The unbroken 185-run stand gives Australia a chance of stealing a 1-0 lead and the coach Tim Nielsen outlined the mood. "We've never talked about saving this Test," he said. "When you're chasing 522 and have to bat for two lots of 98 overs, it's too big a task to talk about saving the Test. We like to back ourselves and we think we play our best when we're positive."
Graeme Swann, the offspinner, said England remained confident despite feeling the balance of power was "pretty even". "If Australia are to win it they've got to break a world record, and that's a very tough ask," he said. "They are in a much better position than they could be but with the new ball and everyone fit and firing in the morning ... the first session is when the most wickets tend to tumble. We're very confident and it's still a big lead, still a mountain of runs for Australia to climb."
The visitors were dominated for the opening three days and the cloudy conditions convinced Andrew Strauss to declare before play on the fourth morning. His side was quickly on top when three umpiring controversies winded the Australians before Clarke and Haddin joined forces at 128 for 5, bringing the volume down on the previously jubilant Lord's crowd and worrying the England squad.
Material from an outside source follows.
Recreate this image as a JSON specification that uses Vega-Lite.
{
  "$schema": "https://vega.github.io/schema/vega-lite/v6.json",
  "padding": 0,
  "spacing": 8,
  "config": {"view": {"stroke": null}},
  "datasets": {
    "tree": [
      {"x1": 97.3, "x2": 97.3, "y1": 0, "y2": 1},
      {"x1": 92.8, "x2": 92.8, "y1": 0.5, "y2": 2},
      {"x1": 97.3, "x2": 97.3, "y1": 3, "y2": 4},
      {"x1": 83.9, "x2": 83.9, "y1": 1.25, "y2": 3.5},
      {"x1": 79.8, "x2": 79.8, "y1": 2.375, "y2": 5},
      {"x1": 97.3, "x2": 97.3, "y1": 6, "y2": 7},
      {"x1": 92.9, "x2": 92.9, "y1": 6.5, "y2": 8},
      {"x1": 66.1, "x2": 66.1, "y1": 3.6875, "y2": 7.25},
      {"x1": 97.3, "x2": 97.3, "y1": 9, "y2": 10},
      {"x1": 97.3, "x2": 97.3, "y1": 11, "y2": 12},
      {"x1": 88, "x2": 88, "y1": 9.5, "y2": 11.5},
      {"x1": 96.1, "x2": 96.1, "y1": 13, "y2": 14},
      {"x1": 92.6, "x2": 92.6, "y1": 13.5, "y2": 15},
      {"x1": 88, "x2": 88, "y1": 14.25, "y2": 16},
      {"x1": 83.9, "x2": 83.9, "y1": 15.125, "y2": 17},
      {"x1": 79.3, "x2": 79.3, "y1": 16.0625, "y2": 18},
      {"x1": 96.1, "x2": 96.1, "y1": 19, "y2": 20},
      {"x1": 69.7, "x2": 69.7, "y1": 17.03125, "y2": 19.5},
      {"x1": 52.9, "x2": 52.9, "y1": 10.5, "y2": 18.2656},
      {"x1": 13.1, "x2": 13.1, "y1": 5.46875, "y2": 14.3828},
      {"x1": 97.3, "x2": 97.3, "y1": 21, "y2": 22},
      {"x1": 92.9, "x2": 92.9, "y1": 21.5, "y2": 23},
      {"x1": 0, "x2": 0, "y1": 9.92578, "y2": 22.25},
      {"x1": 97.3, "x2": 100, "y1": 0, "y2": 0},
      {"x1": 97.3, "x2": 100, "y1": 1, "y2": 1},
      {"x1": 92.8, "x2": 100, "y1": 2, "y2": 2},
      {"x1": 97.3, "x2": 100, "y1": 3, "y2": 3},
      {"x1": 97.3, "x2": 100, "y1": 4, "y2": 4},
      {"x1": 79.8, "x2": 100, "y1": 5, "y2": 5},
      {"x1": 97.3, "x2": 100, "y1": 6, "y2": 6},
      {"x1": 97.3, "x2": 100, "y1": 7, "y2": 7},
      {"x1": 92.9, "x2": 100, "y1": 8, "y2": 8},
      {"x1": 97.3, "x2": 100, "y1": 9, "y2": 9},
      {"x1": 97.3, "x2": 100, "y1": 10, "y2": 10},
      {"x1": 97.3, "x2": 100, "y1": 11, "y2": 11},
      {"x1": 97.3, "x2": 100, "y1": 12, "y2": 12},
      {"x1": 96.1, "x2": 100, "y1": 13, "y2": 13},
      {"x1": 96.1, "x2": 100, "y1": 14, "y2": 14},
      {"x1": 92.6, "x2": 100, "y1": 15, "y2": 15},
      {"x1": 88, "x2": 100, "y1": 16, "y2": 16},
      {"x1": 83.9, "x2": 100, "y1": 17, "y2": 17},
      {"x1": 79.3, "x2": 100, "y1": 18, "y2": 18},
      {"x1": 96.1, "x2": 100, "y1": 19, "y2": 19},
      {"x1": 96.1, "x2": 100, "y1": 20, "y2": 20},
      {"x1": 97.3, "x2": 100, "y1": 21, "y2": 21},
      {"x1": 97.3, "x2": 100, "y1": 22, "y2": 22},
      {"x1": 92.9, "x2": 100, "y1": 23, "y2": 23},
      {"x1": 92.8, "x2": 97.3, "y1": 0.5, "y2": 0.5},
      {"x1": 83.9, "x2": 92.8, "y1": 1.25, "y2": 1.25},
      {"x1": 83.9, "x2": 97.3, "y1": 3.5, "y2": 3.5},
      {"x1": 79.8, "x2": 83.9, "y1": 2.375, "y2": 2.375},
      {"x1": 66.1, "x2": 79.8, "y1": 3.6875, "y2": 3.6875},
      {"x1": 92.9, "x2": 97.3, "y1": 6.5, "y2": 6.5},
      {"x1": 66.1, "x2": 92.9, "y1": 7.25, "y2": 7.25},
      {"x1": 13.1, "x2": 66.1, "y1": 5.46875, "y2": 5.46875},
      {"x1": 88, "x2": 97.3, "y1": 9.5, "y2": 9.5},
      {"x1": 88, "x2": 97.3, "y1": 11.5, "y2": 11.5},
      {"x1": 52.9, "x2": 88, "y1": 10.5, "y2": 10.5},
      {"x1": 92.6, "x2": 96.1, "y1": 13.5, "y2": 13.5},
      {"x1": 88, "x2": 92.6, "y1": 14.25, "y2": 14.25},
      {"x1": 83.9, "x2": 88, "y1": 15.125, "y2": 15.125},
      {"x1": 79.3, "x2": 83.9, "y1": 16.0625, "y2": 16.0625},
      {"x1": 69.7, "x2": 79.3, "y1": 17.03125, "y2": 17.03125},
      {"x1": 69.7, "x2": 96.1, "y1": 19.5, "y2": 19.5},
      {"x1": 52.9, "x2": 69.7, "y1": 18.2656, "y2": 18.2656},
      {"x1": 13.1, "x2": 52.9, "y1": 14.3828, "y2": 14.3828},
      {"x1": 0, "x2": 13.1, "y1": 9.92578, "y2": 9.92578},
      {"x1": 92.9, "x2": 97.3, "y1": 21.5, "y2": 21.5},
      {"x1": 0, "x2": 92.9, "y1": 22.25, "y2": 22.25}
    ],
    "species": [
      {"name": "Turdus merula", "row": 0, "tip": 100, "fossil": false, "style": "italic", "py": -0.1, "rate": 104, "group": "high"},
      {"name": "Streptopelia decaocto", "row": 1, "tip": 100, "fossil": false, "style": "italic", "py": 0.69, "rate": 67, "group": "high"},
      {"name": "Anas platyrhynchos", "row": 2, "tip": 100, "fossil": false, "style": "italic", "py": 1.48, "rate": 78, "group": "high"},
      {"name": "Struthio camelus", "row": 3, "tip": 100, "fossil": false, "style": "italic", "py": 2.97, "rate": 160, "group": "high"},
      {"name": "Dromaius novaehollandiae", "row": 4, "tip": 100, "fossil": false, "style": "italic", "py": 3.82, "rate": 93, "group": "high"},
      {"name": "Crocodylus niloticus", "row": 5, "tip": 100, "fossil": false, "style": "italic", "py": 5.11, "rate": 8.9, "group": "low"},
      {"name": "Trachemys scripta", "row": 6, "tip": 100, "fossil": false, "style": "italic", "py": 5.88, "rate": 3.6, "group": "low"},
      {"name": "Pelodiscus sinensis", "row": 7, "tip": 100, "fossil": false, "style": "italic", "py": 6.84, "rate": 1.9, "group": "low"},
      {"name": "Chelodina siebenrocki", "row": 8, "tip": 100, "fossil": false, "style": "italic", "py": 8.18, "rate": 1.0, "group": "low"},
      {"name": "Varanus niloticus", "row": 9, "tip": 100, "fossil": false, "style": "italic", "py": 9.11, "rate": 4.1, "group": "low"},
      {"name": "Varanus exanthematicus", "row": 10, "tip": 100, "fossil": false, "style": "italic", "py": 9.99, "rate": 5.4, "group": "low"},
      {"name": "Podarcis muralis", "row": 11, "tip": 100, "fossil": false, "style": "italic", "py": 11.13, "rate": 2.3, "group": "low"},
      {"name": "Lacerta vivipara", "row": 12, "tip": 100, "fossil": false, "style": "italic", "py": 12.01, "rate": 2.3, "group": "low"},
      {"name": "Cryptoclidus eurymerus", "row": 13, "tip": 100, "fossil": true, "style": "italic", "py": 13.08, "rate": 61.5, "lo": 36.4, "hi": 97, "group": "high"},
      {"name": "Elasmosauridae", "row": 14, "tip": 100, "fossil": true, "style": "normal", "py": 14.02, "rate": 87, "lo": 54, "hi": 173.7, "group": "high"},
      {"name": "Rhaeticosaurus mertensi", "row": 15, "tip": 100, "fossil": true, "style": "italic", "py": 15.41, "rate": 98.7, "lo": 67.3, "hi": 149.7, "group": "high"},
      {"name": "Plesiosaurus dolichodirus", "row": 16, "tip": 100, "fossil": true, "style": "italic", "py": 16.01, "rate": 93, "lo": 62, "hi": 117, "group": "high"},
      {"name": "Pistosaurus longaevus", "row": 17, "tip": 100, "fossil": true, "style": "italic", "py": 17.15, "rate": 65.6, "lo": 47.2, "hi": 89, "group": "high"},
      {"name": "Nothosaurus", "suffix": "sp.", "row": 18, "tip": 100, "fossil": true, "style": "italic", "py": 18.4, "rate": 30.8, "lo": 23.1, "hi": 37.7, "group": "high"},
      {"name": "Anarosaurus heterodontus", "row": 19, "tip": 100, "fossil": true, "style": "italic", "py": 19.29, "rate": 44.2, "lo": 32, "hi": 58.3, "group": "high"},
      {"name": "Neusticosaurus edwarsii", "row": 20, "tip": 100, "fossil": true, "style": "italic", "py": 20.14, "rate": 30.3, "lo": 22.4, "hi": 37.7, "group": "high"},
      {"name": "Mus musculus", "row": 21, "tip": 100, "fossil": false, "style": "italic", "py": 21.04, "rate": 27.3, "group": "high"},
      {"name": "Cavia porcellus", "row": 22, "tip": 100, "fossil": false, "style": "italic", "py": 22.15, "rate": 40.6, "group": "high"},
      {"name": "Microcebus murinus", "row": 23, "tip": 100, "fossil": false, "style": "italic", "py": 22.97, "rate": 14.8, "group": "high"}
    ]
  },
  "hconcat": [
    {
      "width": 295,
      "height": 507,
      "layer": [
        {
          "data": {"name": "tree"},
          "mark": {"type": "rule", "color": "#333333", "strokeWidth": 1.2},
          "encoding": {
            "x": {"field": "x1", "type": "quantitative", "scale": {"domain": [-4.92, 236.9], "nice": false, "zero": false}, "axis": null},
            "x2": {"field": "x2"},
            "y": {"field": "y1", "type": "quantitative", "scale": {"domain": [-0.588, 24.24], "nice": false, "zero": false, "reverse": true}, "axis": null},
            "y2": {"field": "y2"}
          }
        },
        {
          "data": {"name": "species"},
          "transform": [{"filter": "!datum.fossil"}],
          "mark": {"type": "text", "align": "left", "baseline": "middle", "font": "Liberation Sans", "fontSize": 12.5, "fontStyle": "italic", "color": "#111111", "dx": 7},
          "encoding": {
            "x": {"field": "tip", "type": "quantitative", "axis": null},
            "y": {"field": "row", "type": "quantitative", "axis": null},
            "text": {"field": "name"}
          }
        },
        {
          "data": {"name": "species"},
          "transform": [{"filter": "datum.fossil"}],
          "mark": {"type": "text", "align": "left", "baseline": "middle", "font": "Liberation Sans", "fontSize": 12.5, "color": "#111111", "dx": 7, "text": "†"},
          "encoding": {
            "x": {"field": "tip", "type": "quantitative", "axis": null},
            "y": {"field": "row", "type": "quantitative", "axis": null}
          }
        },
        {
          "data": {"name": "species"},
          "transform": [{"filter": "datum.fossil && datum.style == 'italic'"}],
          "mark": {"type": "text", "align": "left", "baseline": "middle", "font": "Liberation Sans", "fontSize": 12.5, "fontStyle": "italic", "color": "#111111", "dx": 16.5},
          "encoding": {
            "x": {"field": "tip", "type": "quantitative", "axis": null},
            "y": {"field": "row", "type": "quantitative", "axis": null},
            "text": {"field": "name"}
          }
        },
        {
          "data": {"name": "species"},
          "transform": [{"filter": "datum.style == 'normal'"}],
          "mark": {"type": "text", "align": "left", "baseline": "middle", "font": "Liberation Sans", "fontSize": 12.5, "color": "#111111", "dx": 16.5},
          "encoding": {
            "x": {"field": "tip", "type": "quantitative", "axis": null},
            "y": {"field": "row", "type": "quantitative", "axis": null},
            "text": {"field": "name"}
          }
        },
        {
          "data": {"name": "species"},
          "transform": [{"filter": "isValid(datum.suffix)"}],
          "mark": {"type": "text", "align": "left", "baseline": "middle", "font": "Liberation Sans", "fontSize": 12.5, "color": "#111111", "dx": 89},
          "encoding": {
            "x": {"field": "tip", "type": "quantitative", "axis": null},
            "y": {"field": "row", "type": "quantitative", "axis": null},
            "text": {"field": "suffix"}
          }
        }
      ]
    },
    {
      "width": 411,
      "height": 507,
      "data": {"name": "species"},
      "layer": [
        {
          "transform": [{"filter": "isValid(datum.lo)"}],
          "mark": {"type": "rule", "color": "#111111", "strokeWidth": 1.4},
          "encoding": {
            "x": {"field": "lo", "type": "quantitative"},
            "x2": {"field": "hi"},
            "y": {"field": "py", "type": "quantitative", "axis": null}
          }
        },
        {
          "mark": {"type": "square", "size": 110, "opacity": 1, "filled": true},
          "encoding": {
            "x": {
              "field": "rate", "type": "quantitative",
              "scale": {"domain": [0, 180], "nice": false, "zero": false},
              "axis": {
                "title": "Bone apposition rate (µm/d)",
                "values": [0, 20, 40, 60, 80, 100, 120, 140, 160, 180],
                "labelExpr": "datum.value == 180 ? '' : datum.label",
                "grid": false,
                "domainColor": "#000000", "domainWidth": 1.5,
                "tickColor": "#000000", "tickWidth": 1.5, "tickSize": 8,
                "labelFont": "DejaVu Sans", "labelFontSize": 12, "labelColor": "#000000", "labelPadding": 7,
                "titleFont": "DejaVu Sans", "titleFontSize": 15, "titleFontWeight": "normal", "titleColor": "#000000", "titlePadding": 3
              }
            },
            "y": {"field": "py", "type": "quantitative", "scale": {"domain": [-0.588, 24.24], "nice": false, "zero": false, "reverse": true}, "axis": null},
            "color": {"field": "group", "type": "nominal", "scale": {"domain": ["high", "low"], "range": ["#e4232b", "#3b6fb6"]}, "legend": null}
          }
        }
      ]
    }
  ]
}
"You don't like being 5 for 130, but we never lost hope and the players showed a lot of confidence and faith in themselves, which is great," Nielsen said. "I'm very pleased that in adversity the team has been able to have kept fighting when England have had their tails up. We've made them think they've got a real contest on our hands."
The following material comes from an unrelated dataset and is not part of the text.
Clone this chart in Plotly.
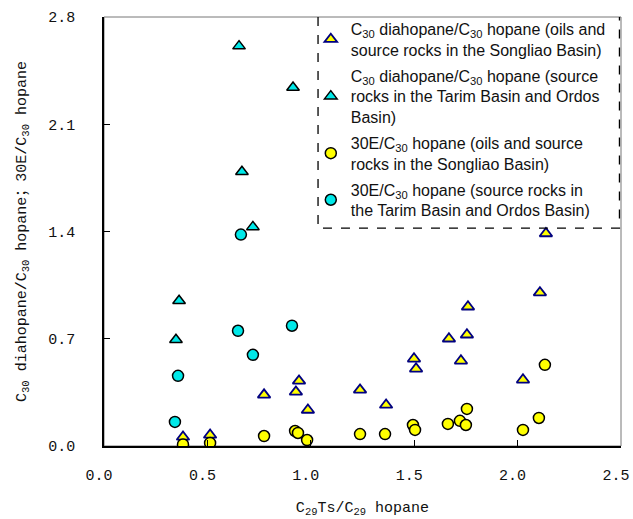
import plotly.graph_objects as go

# C30 diahopane/C30 hopane - oils and source rocks in the Songliao Basin
dia_songliao_x = [0.382, 0.513, 0.774, 0.943, 0.928, 0.986, 1.238, 1.364, 1.499, 1.509,
                  1.668, 1.726, 1.755, 1.760, 2.026, 2.108, 2.137]
dia_songliao_y = [0.059, 0.072, 0.334, 0.425, 0.353, 0.235, 0.366, 0.268, 0.569, 0.504,
                  0.700, 0.556, 0.726, 0.909, 0.432, 1.001, 1.387]

# C30 diahopane/C30 hopane - source rocks in the Tarim Basin and Ordos Basin
dia_tarim_x = [0.653, 0.914, 0.667, 0.720, 0.363, 0.348]
dia_tarim_y = [2.61, 2.34, 1.79, 1.43, 0.948, 0.693]

# 30E/C30 hopane - oils and source rocks in the Songliao Basin
e30_songliao_x = [0.382, 0.513, 0.774, 0.924, 0.938, 0.982, 1.238, 1.359, 1.494, 1.504,
                  1.663, 1.721, 1.750, 1.755, 2.026, 2.103, 2.132]
e30_songliao_y = [0.010, 0.020, 0.065, 0.098, 0.085, 0.039, 0.078, 0.078, 0.137, 0.105,
                  0.144, 0.164, 0.137, 0.242, 0.105, 0.183, 0.530]

# 30E/C30 hopane - source rocks in the Tarim Basin and Ordos Basin
e30_tarim_x = [0.662, 0.648, 0.909, 0.720, 0.358, 0.343]
e30_tarim_y = [1.38, 0.752, 0.785, 0.595, 0.458, 0.157]

names = [
    "C<sub>30</sub> diahopane/C<sub>30</sub> hopane (oils and<br>source rocks in the Songliao Basin)",
    "C<sub>30</sub> diahopane/C<sub>30</sub> hopane (source<br>rocks in the Tarim Basin and Ordos<br>Basin)",
    "30E/C<sub>30</sub> hopane (oils and source<br>rocks in the Songliao Basin)",
    "30E/C<sub>30</sub> hopane (source rocks in<br>the Tarim Basin and Ordos Basin)",
]

YELLOW = "#FFFF00"
CYAN = "#00E8E8"

fig = go.Figure()
fig.add_trace(go.Scatter(x=dia_songliao_x, y=dia_songliao_y, mode="markers", name=names[0],
                         legendgroup="g1",
                         marker=dict(symbol="triangle-up", size=11, color=YELLOW,
                                     line=dict(color="#000080", width=1.8))))
fig.add_trace(go.Scatter(x=dia_tarim_x, y=dia_tarim_y, mode="markers", name=names[1],
                         legendgroup="g2",
                         marker=dict(symbol="triangle-up", size=11, color=CYAN,
                                     line=dict(color="#000000", width=1.5))))
fig.add_trace(go.Scatter(x=e30_songliao_x, y=e30_songliao_y, mode="markers", name=names[2],
                         legendgroup="g3",
                         marker=dict(symbol="circle", size=11, color=YELLOW,
                                     line=dict(color="#000000", width=1.5))))
fig.add_trace(go.Scatter(x=e30_tarim_x, y=e30_tarim_y, mode="markers", name=names[3],
                         legendgroup="g4",
                         marker=dict(symbol="circle", size=11, color=CYAN,
                                     line=dict(color="#000000", width=1.5))))

tick_font = dict(family="Liberation Mono, Noto Sans CJK SC", size=15, color="#111111")

fig.update_layout(
    width=633, height=519,
    margin=dict(l=104, r=12, t=17, b=73),
    paper_bgcolor="white", plot_bgcolor="white",
    showlegend=True,
    legend=dict(x=0.40, y=1.012, xanchor="left", yanchor="top",
                bgcolor="rgba(255,255,255,0)", borderwidth=0,
                font=dict(family="Liberation Sans, Arial", size=16, color="#111111"),
                tracegroupgap=2),
    xaxis=dict(range=[0, 2.5], dtick=0.5, tick0=0, tickformat=".1f", automargin=False,
               showgrid=False, zeroline=False, showline=True, linecolor="black", linewidth=1.5,
               ticks="inside", ticklen=6, tickcolor="black", ticklabeloverflow="allow",
               ticklabelshift=-5,
               tickfont=tick_font, ticklabelstandoff=14,
               title=dict(text="C<sub>29</sub>Ts/C<sub>29</sub> hopane", font=tick_font, standoff=18)),
    yaxis=dict(range=[0, 2.8], dtick=0.7, tick0=0, tickformat=".1f", automargin=False,
               showgrid=False, zeroline=False, showline=True, linecolor="black", linewidth=1.5,
               ticks="inside", ticklen=6, tickcolor="black", ticklabeloverflow="allow",
               tickfont=tick_font, ticklabelstandoff=24,
               title=dict(text="C<sub>30</sub> diahopane/C<sub>30</sub> hopane；30E/C<sub>30</sub> hopane",
                          font=tick_font, standoff=18)),
    shapes=[
        dict(type="rect", xref="paper", yref="paper", x0=0, x1=1, y0=0, y1=1,
             line=dict(color="#777777", width=1), layer="below"),
        dict(type="path", xref="paper", yref="paper",
             path="M 0.414 1.0 L 0.414 0.508 L 0.997 0.508 L 0.997 1.0",
             line=dict(color="black", width=1.3, dash="dash"), layer="above"),
    ],
)

fig.write_html("out.html", config={"displayModeBar": False},
               post_script="document.body.style.margin='0px';")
Swann said England expected one partnership to come off but the size of the Clarke-Haddin stand dropped them from cloud nine. "It was good for us, the time we were going off," he said. "We've got a new ball and everyone's going to be firing in the morning."
Clarke, speaking to Test Match Special on Monday morning, stressed the importance of a positive start to the final day's play. "With the batting we've got to come, we're in a good position to win the Test match," Clarke said. "It's a matter of backing ourselves, being confident and knowing we can win this game. There is an expectation to win, but I think Australians always have that expectation.
"It feels pretty similar to yesterday. We were a long way away from winning the game and we probably still are at this stage. It's about batting time."